If your neighbour is a service station or electrical substation, expect that to be highlighted, too.
Anything positive or negative about location will be taken in and allowed for in the comparison process.
What they’re not looking for
While valuers will take in the important check-list items above, there are elements that might bother OCD-type owners to quake but won’t cause the valuer concern.
1. Cleanliness… within reason
A valuer once told me that it seems those most concerned about the cleanliness of their home had the least to worry about, and vice versa.
Homes are lived in by owners or tenants, and valuers do not expect showroom quality.
A mildly long lawn and unswept landing aren’t going to make a lick of difference to the end result.
That said, I would still recommend you take the time to make the place presentable.
It doesn’t take much to do a vacuum, wipe down the cupboards, and put away the dishes – being at least a little house-proud helps.
While these items won’t change your end figure, the valuer will, even subconsciously, think if the little items are being given attention, then the big items are, too.
Also, extremely untidy and “hoarder” houses will be dramatically marked down.
If you can’t do an inspection for all the dirty washing and old newspapers that block your view, then expect a high risk rating and no loan approval.
2. Minor repairs and maintenance
A chipped tile, a damaged curtain rail and a missing cupboard handle are annoying, but easily fixed.

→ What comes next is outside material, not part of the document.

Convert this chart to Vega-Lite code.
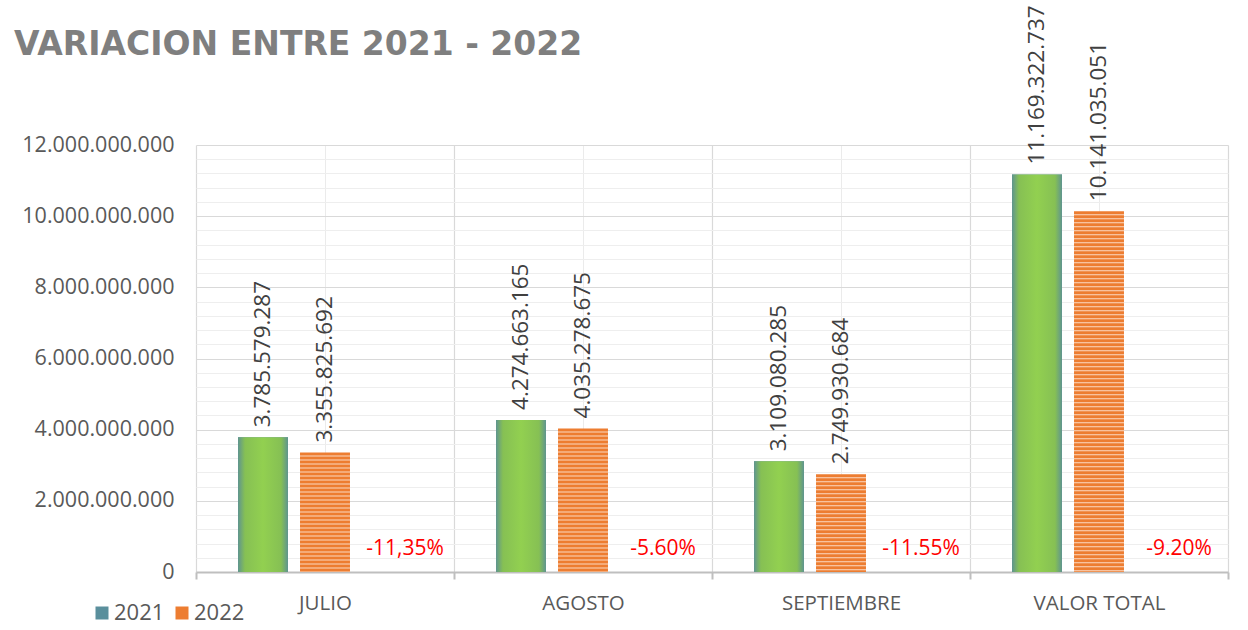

Small stuff like this won’t worry the assessor.
The litmus test is, again, to think like an incoming buyer.
If they are willing to write-off these minor fixes when making an offer, then the valuer probably will as well.
When it comes time for a valuation, being forewarned and forearmed helps bring the result you need.
Concentrate on the important stuff.
Fix what you can and have answers prepared for the rest.
Valuers are professional inspectors – they don’t miss much.
If you can reduce the risk and increase the appeal, you improve your chance of achieving a desirable outcome.